The Institute of Supply Management released its monthly manufacturing survey today and showed a 50.9 reading, slightly above the Bloomberg News survey expected 50.5. Importantly, this 50.9 reading indicates a slight expansion because it is above the 50.0 level. This reading is also above May’s 49.0 print, which was the worst figure since June 2009.
There are several components of the ISM Manufacturing report that are often inspected. One is the employment component, which contracted to 48.7 from May’s 50.1. Some investors will use ISM data as a precursor to Friday’s NFP data and a contraction in the ISM employment component in theory forecasts poorly for NFP numbers. However recall that almost 70% of the US economy is reliant upon consumption spending, not manufacturing, so investors should be prudent while reading into today’s data. Meanwhile, the prices-paid index expanded to 52.5 from May’s 49.5. This is positive news in the sense that prices are moderately reflating.

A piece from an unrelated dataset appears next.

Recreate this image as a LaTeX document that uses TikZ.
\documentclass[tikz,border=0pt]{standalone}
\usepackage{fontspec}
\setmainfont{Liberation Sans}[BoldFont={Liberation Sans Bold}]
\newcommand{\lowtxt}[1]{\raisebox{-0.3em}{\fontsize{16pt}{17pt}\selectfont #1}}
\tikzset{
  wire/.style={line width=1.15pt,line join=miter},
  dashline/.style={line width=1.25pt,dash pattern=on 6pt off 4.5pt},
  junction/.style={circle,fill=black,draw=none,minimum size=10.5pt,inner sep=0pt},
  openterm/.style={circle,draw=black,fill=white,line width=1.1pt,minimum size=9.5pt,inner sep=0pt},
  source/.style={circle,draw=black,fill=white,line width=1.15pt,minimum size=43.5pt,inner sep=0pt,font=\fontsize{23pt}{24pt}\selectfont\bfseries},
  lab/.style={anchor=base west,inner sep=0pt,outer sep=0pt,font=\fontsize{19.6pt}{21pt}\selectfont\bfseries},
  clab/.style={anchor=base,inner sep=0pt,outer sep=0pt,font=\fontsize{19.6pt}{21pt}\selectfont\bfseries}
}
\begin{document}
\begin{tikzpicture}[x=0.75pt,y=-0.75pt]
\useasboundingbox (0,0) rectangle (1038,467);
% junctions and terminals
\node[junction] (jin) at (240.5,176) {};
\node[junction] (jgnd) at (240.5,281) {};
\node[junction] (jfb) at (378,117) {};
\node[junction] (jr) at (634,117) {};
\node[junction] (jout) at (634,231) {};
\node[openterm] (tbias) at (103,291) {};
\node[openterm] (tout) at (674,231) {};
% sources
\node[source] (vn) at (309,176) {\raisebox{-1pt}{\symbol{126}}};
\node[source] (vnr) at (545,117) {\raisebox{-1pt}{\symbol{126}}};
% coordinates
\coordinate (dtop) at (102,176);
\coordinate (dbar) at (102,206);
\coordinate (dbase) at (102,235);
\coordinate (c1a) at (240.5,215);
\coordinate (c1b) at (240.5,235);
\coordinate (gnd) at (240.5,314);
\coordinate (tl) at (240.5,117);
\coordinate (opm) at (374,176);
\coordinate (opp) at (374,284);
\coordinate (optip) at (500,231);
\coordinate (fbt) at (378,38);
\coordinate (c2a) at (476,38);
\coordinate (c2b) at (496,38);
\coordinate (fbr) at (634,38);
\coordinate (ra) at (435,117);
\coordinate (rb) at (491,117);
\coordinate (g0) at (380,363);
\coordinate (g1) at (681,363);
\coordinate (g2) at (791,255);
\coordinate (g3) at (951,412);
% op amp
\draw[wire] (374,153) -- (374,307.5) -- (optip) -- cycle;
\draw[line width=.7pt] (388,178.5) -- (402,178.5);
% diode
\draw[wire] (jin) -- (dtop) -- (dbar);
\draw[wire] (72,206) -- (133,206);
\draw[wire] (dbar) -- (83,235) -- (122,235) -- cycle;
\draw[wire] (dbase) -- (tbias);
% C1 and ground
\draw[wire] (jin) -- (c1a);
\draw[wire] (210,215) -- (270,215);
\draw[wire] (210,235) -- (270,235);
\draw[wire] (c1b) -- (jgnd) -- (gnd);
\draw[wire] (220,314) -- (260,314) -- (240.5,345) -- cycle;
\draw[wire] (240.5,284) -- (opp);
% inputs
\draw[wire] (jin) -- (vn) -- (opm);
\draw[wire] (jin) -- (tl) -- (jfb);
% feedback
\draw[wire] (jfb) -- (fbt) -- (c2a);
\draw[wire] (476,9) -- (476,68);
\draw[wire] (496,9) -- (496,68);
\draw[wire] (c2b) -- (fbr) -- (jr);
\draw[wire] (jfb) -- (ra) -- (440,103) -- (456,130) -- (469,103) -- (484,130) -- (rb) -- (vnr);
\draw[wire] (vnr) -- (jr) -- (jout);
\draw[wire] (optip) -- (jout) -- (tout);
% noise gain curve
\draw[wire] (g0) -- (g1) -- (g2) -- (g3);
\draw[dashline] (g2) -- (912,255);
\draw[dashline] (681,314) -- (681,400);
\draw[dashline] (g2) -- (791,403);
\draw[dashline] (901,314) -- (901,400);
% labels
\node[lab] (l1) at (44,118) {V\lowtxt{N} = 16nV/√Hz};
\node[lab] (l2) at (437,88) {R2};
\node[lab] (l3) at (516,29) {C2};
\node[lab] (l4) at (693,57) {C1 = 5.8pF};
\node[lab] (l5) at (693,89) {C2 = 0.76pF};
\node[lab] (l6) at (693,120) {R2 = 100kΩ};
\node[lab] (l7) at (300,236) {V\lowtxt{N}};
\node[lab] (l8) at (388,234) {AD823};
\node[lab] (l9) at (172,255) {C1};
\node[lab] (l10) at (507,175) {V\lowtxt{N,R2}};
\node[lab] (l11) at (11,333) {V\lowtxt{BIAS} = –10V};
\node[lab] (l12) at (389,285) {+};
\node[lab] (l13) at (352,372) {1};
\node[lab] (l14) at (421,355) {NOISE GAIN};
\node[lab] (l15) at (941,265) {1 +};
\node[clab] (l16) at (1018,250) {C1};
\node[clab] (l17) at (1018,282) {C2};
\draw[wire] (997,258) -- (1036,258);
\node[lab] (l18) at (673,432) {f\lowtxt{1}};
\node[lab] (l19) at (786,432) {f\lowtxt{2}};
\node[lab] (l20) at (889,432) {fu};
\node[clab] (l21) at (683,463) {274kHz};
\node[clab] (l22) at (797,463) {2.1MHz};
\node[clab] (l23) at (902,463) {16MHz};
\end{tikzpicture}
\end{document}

USDJPY 1-minute Chart: July 1, 2013
Charts Created using Marketscope – prepared by Kevin Jin
Market reaction to the ISM report was just as mixed as the data suggests. After an initial 10 pip spike past ¥99.80, the USDJPY quickly retreated back to 99.70, where it was before data was released. The pair is mostly trading within a 10 pip range between 99.70 and 99.80 at the time of writing. Also note that the USDJPY is approaching the important 100.00 level and today’s mixed ISM data was not enough to push the pair past that level as of yet.